The director worked for years on the documentary, “Resistance: They Fought Back.” The documentary will air at 9 p.m. Monday, Jan. 27, on New Mexico PBS, channel 5.1. It will also be available to stream on the PBS app.
Apsell’s documentary will be broadcast to commemorate International Holocaust Remembrance Day, according to PBS.
The United Nations General Assembly designated Jan. 27 — the anniversary of the liberation of Auschwitz-Birkenau — as International Holocaust Remembrance Day in 2005.
The first observance was held in 2006 and is a time to remember the six million Jewish victims of the Holocaust and the millions of other victims of Nazi persecution.
Told by survivors, their children and expert witnesses from the United States, Israel and Europe, the documentary is a revelation based on extensive research of how the Jews of Europe fought back against the Nazis.
The documentary uncovers evidence of nonviolent methods that served as crucial tools of resistance and evolved into Jewish armed revolts in ghettos, forests and death camps, even as the odds of success were vanishingly small, Apsell said.
“Today, almost 80 years after the Holocaust, this story remains largely unknown, with many believing that Jews went to their deaths like sheep to the slaughter,” Apsell said. “But this is where the real story begins. Jews did not go as sheep to the slaughter. They fought back.”

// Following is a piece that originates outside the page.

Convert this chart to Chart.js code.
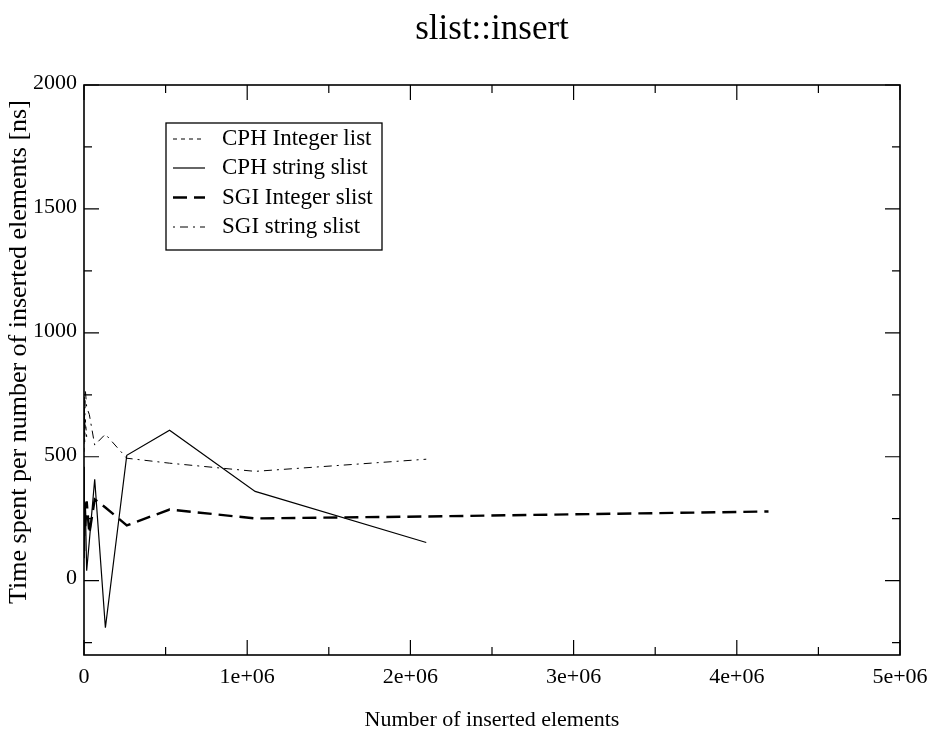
<!DOCTYPE html>
<html><head><meta charset="utf-8">
<script src="https://cdn.jsdelivr.net/npm/chart.js@4.4.1/dist/chart.umd.min.js"></script>
<style>html,body{margin:0;padding:0;background:#fff;overflow:hidden}</style>
</head><body>
<canvas id="c" width="938" height="734" style="display:block;width:938px;height:734px"></canvas>
<script>
// ---- text ----
const chartTitle = 'slist::insert';
const xTitle = 'Number of inserted elements';
const yTitle = 'Time spent per number of inserted elements [ns]';
const seriesNames = ['CPH Integer list', 'CPH string slist', 'SGI Integer slist', 'SGI string slist'];

// ---- data ----
const sizesCphInt = [256, 512, 1024, 2048, 4096, 8192, 16384];
const cphInteger  = [520, 740, 610, 690, 560, 650, 580];

const sizes      = [256, 512, 1024, 2048, 4096, 8192, 16384, 32768, 65536, 131072, 262144, 524288, 1048576, 2097152];
const cphString  = [180, 460, 90, 330, 210, 300, 40, 160, 409, -190, 506, 607, 360, 154];
const sgiString  = [610, 700, 560, 740, 600, 770, 700, 670, 547, 591, 494, 474, 441, 490];

const sizesSgiInt = [256, 512, 1024, 2048, 4096, 8192, 16384, 32768, 65536, 131072, 262144, 524288, 1048576, 2097152, 4194304];
const sgiInteger  = [250, 120, 300, 180, 330, 220, 320, 190, 328, 295, 223, 287, 251, 259, 279];

// ---- ticks ----
const xMajorTicks = [0, 1e6, 2e6, 3e6, 4e6, 5e6];
const xTickLabels = ['0', '1e+06', '2e+06', '3e+06', '4e+06', '5e+06'];
const xMinorTicks = [5e5, 1.5e6, 2.5e6, 3.5e6, 4.5e6];
const yMajorTicks = [0, 500, 1000, 1500, 2000];
const yTickLabels = ['0', '500', '1000', '1500', '2000'];
const yMinorTicks = [-250, 250, 750, 1250, 1750];

const FONT = '"Liberation Serif", "Times New Roman", serif';

function pts(xs, ys) { return xs.map((x, i) => ({ x: x, y: ys[i] })); }

const frame = {
  id: 'frame',
  beforeDatasetsDraw(chart) {
    const { ctx, chartArea: a, scales } = chart;
    const xs = scales.x, ys = scales.y;
    ctx.save();
    ctx.strokeStyle = '#000';
    ctx.lineWidth = 1.6;
    ctx.setLineDash([]);
    ctx.strokeRect(a.left, a.top, a.right - a.left, a.bottom - a.top);
    ctx.lineWidth = 1.2;
    ctx.beginPath();
    const hx = v => xs.getPixelForValue(v);
    const vy = v => ys.getPixelForValue(v);
    xMajorTicks.forEach(v => { const p = hx(v); ctx.moveTo(p, a.bottom); ctx.lineTo(p, a.bottom - 15); ctx.moveTo(p, a.top); ctx.lineTo(p, a.top + 15); });
    xMinorTicks.forEach(v => { const p = hx(v); ctx.moveTo(p, a.bottom); ctx.lineTo(p, a.bottom - 8); ctx.moveTo(p, a.top); ctx.lineTo(p, a.top + 8); });
    yMajorTicks.forEach(v => { const p = vy(v); ctx.moveTo(a.left, p); ctx.lineTo(a.left + 15, p); ctx.moveTo(a.right, p); ctx.lineTo(a.right - 15, p); });
    yMinorTicks.forEach(v => { const p = vy(v); ctx.moveTo(a.left, p); ctx.lineTo(a.left + 8, p); ctx.moveTo(a.right, p); ctx.lineTo(a.right - 8, p); });
    ctx.stroke();
    ctx.restore();
  },
  afterDraw(chart) {
    const { ctx } = chart;
    // y axis title (rotated)
    ctx.save();
    ctx.fillStyle = '#000';
    ctx.translate(19, 352);
    ctx.rotate(-Math.PI / 2);
    ctx.font = '26px ' + FONT;
    ctx.textAlign = 'center';
    ctx.textBaseline = 'middle';
    ctx.fillText(yTitle, 0, 0);
    ctx.restore();
    // legend box
    const L = 166, R = 382, T = 123, B = 250;
    ctx.save();
    ctx.strokeStyle = '#000';
    ctx.lineWidth = 1.3;
    ctx.setLineDash([]);
    ctx.strokeRect(L, T, R - L, B - T);
    const rows = [139, 168, 197.5, 227];
    chart.data.datasets.forEach((ds, i) => {
      const y = rows[i];
      ctx.beginPath();
      ctx.setLineDash(ds.borderDash || []);
      ctx.lineDashOffset = ds.legendDashOffset || 0;
      ctx.lineWidth = ds.borderWidth;
      ctx.moveTo(173, y);
      ctx.lineTo(205, y);
      ctx.stroke();
      ctx.setLineDash([]);
      ctx.fillStyle = '#000';
      ctx.font = '23px ' + FONT;
      ctx.textAlign = 'left';
      ctx.textBaseline = 'middle';
      ctx.fillText(seriesNames[i], 222, y);
    });
    ctx.restore();
  }
};

Chart.defaults.font.family = FONT;
Chart.defaults.color = '#000';

new Chart(document.getElementById('c'), {
  type: 'line',
  data: {
    datasets: [
      { label: seriesNames[0], data: pts(sizesCphInt, cphInteger), borderColor: '#000', borderWidth: 1, borderDash: [4, 4], pointRadius: 0, fill: false, tension: 0 },
      { label: seriesNames[1], data: pts(sizes, cphString), borderColor: '#000', borderWidth: 1.2, borderDash: [], pointRadius: 0, fill: false, tension: 0 },
      { label: seriesNames[2], data: pts(sizesSgiInt, sgiInteger), borderColor: '#000', borderWidth: 2.4, borderDash: [14, 7], pointRadius: 0, fill: false, tension: 0 },
      { label: seriesNames[3], data: pts(sizes, sgiString), borderColor: '#000', borderWidth: 1, borderDash: [8, 5, 2, 5], legendDashOffset: 13, pointRadius: 0, fill: false, tension: 0 }
    ]
  },
  options: {
    responsive: false,
    animation: false,
    devicePixelRatio: 1,
    layout: { padding: { left: 0, right: 38, top: 0, bottom: 0 } },
    plugins: {
      legend: { display: false },
      tooltip: { enabled: false },
      title: {
        display: true, text: chartTitle, fullSize: false, color: '#000',
        font: { size: 35, weight: 'normal', family: FONT, lineHeight: 1.2 },
        padding: { top: 9, bottom: 34 }
      }
    },
    scales: {
      x: {
        type: 'linear', min: 0, max: 5e6,
        afterFit: s => { s.height = 79; },
        afterBuildTicks: s => { s.ticks = xMajorTicks.map(v => ({ value: v })); },
        grid: { display: false, drawTicks: false },
        border: { display: false },
        ticks: {
          autoSkip: false, maxRotation: 0, padding: 9,
          font: { size: 22, family: FONT },
          callback: v => xTickLabels[xMajorTicks.indexOf(v)]
        },
        title: { display: true, text: xTitle, font: { size: 22, family: FONT }, padding: { top: 0, bottom: 1 } }
      },
      y: {
        type: 'linear', min: -300, max: 2000,
        afterFit: s => { s.width = 84; },
        afterBuildTicks: s => { s.ticks = yMajorTicks.map(v => ({ value: v })); },
        grid: { display: false, drawTicks: false },
        border: { display: false },
        ticks: {
          autoSkip: false, padding: 7, labelOffset: -2,
          font: { size: 22, family: FONT },
          callback: v => yTickLabels[yMajorTicks.indexOf(v)]
        }
      }
    }
  },
  plugins: [frame]
});
</script>
</body></html>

Apsell and her crew filmed in Poland, Lithuania, Latvia, Israel and the U.S.
She says the film provides a much-needed corrective to the myth of Jewish passivity.

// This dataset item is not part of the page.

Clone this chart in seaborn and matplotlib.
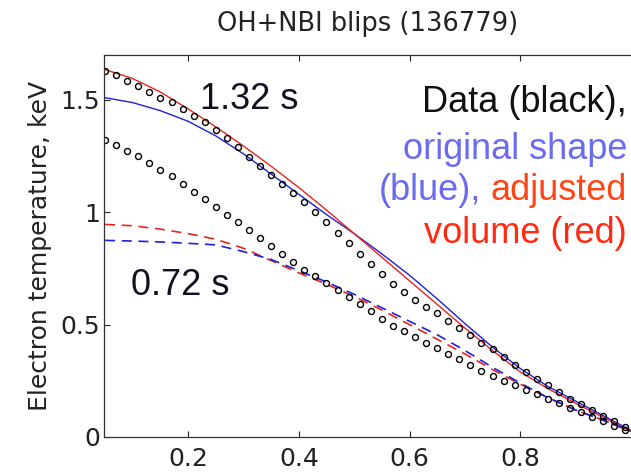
import matplotlib
matplotlib.use("Agg")
import matplotlib.pyplot as plt
import pandas as pd
import seaborn as sns

sns.set_theme(style="ticks")
plt.rcParams["font.family"] = ["DejaVu Sans"]

# --- measured profiles (black circles), 1.32 s and 0.72 s ---
rho_data = [0.05, 0.07, 0.09, 0.11, 0.13, 0.15, 0.17, 0.19, 0.21, 0.23,
            0.25, 0.27, 0.29, 0.31, 0.33, 0.35, 0.37, 0.39, 0.41, 0.43,
            0.45, 0.47, 0.49, 0.51, 0.53, 0.55, 0.57, 0.59, 0.61, 0.63,
            0.65, 0.67, 0.69, 0.71, 0.73, 0.75, 0.77, 0.79, 0.81, 0.83,
            0.85, 0.87, 0.89, 0.91, 0.93, 0.95, 0.97, 0.99]
te_data_132 = [1.63, 1.61, 1.585, 1.56, 1.535, 1.51, 1.49, 1.46, 1.43, 1.40,
               1.365, 1.33, 1.29, 1.245, 1.205, 1.165, 1.125, 1.085, 1.045, 1.00,
               0.955, 0.91, 0.865, 0.815, 0.77, 0.725, 0.68, 0.645, 0.61, 0.58,
               0.55, 0.515, 0.485, 0.455, 0.42, 0.39, 0.355, 0.32, 0.29, 0.26,
               0.23, 0.20, 0.17, 0.145, 0.12, 0.095, 0.07, 0.045]
te_data_072 = [1.32, 1.30, 1.275, 1.25, 1.22, 1.19, 1.16, 1.125, 1.09, 1.06,
               1.025, 0.99, 0.955, 0.92, 0.885, 0.85, 0.815, 0.78, 0.745, 0.715,
               0.685, 0.655, 0.625, 0.59, 0.56, 0.525, 0.495, 0.47, 0.445, 0.42,
               0.395, 0.37, 0.345, 0.32, 0.295, 0.27, 0.25, 0.23, 0.21, 0.19,
               0.17, 0.15, 0.13, 0.11, 0.09, 0.07, 0.05, 0.03]

# --- model profiles: original shape (blue) and adjusted volume (red) ---
rho_fit = [0.05, 0.10, 0.15, 0.20, 0.25, 0.30, 0.35, 0.40, 0.45, 0.50,
           0.55, 0.60, 0.65, 0.70, 0.75, 0.80, 0.85, 0.90, 0.95, 1.00]
te_blue_132 = [1.51, 1.488, 1.452, 1.405, 1.34, 1.26, 1.17, 1.08, 0.99, 0.905,
               0.815, 0.72, 0.615, 0.505, 0.40, 0.305, 0.225, 0.16, 0.095, 0.03]
te_red_132 = [1.635, 1.595, 1.535, 1.46, 1.38, 1.295, 1.205, 1.11, 1.01, 0.905,
              0.80, 0.695, 0.59, 0.485, 0.385, 0.29, 0.215, 0.15, 0.088, 0.025]
te_blue_072 = [0.875, 0.872, 0.868, 0.862, 0.855, 0.825, 0.79, 0.74, 0.69, 0.635,
               0.575, 0.515, 0.455, 0.385, 0.31, 0.24, 0.175, 0.12, 0.075, 0.025]
te_red_072 = [0.946, 0.94, 0.925, 0.905, 0.88, 0.84, 0.785, 0.73, 0.68, 0.625,
              0.565, 0.50, 0.435, 0.37, 0.30, 0.235, 0.175, 0.12, 0.075, 0.025]

BLUE = "#1f1fd6"
RED = "#e8251a"

fig = plt.figure(figsize=(6.31, 4.72), dpi=100)
ax = fig.add_axes([104 / 631, 35 / 472, 528 / 631, 382 / 472])

# fits
sns.lineplot(x=rho_fit, y=te_blue_132, ax=ax, color=BLUE, lw=1.0)
sns.lineplot(x=rho_fit, y=te_red_132, ax=ax, color=RED, lw=1.0)
sns.lineplot(x=rho_fit, y=te_red_072, ax=ax, color=RED, lw=1.2,
             linestyle=(0, (6, 4)))
sns.lineplot(x=rho_fit, y=te_blue_072, ax=ax, color=BLUE, lw=1.2,
             linestyle=(0, (6, 4)))

# data circles
for te in (te_data_132, te_data_072):
    sns.lineplot(x=rho_data, y=te, ax=ax, linestyle="none", marker="o",
                 ms=4.3, mfc="none", mec="black", mew=1.0)

ax.set_xlim(0.048, 1.002)
ax.set_ylim(0, 1.70)
ax.set_xticks([0.2, 0.4, 0.6, 0.8])
ax.set_xticklabels(["0.2", "0.4", "0.6", "0.8"])
ax.set_yticks([0, 0.5, 1, 1.5])
ax.set_yticklabels(["0", "0.5", "1", "1.5"])
ax.tick_params(axis="both", direction="in", length=4, width=0.8,
               labelsize=18, colors="#222222", top=True)
ax.tick_params(axis="x", pad=7)
ax.tick_params(axis="y", pad=3)
for sp in ax.spines.values():
    sp.set_color("#333333")
    sp.set_linewidth(0.9)

ax.set_ylabel("Electron temperature, keV", fontsize=18, color="#222222",
              labelpad=6)

fig.text(368 / 631, 1 - 24 / 472, "OH+NBI blips (136779)", ha="center",
         va="center", fontsize=18.5, color="#222222")

# time labels
lab_font = dict(family=["Liberation Sans", "DejaVu Sans"], fontsize=26)
ax.text(0.310, 1.50, "1.32 s", ha="center", va="center", color="#111122",
        **lab_font)
ax.text(0.185, 0.674, "0.72 s", ha="center", va="center", color="#111122",
        **lab_font)

# colour key written as text
ax.text(0.993, 1.49, "Data (black),", ha="right", va="center",
        color="#111111", **lab_font)
ax.text(0.993, 1.28, "original shape", ha="right", va="center",
        color="#6b6bf0", **lab_font)
t_adj = ax.text(0.993, 1.095, "adjusted", ha="right", va="center",
                color="#ff4515", **lab_font)
ax.annotate("(blue),", xy=(0, 0.5), xycoords=t_adj, xytext=(-7, 0),
            textcoords="offset points", ha="right", va="center",
            color="#6b6bf0", **lab_font)
ax.text(0.993, 0.905, "volume (red)", ha="right", va="center",
        color="#ff2a10", **lab_font)

fig.savefig("out.png", dpi=100)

“I was on location in Lithuania when an archaeological team led by the late professor Richard Freund discovered a tunnel in the Ponary killing site in Lithuania, where Nazis and their Lithuanian collaborators murdered 100,000 people, including 70,000 Jews,” she said. “The Germans, fearing their war crimes would be known, brought in 80 remaining Jews to exhume and burn the bodies of those they had murdered. Those Jews, knowing they would be the next victims, decided to try to escape by digging a tunnel. Of the 80 Jewish prisoners that dug the tunnel, 12 succeeded in making it into the forest where Jewish partisans were waiting.
“I had not previously known anything about this heroic tunnel escape or other examples of Jewish resistance during the Holocaust, except for the Warsaw Ghetto Uprising, so I embarked on a quest to uncover what are, to most of us, lost chapters of history. This evolved into the feature documentary.”